An unleashed dog begins running at Singh, who steps backward and unholsters his gun while Brooks is heard calling out “down” at the dog. Singh fires three times at the dog and Brooks is immediately heard screaming “what the fuck.”

“Oh my God,” Brooks screamed. “The police shot me.”

She later died from a gunshot wound to the upper torso, while her dog was grazed by a bullet. Singh had graduated from the police academy in February of that year.

Arlington detective Mac Simmons told jurors Thursday he would not have fired his gun at the charging dog with a person so close nearby.

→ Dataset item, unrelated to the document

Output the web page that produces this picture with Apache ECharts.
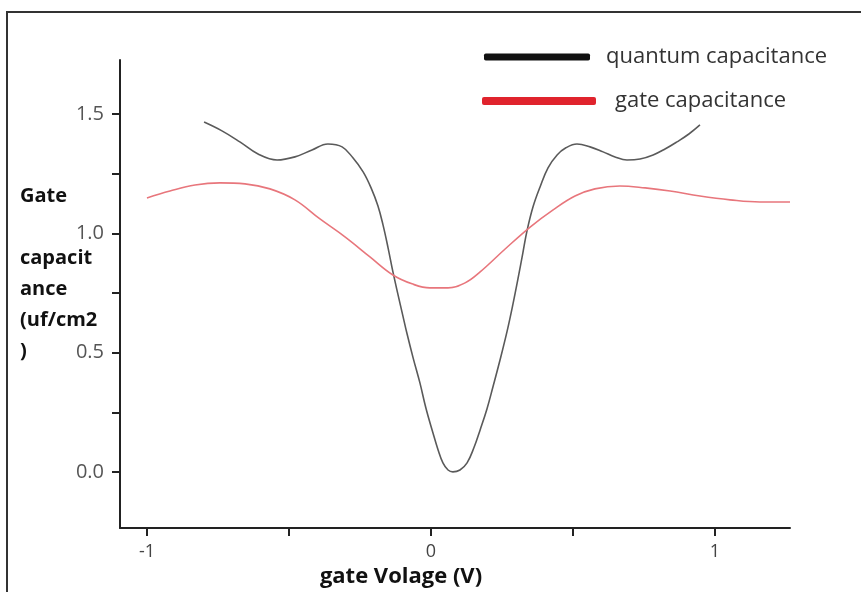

“I would probably kick it,” he testified for the prosecution. “I would rather take a bite than be in that situation.”

Simmons testified about a written statement Singh submitted one week after the shooting. Singh purportedly wrote that pepper spray, a Taser or his baton were not feasible options and that he fired to the left away from Brooks on the right.

Simmons' testimony came one day after police consultant and forensic analyst Jonathyn Priest testified that Singh’s decision to use deadly force was not reasonable nor necessary under the circumstances. Priest said police are trained to be sure of their target and what lies beyond. He said Brooks was “very much so” forgotten in the shooting and was subjected to a substantial and unjustified risk, adding Singh could have used his pepper spray, Taser, baton or a loud voice instead.

Under Texas criminal law, criminally negligent homicide is the least serious charge of the state’s four criminal homicide offenses — the other three being manslaughter, murder and capital murder.

Brooks’ family have since sued Singh and the city of Arlington for over $1 million in actual and punitive damages for wrongful death and for violations of her 14th Amendment rights.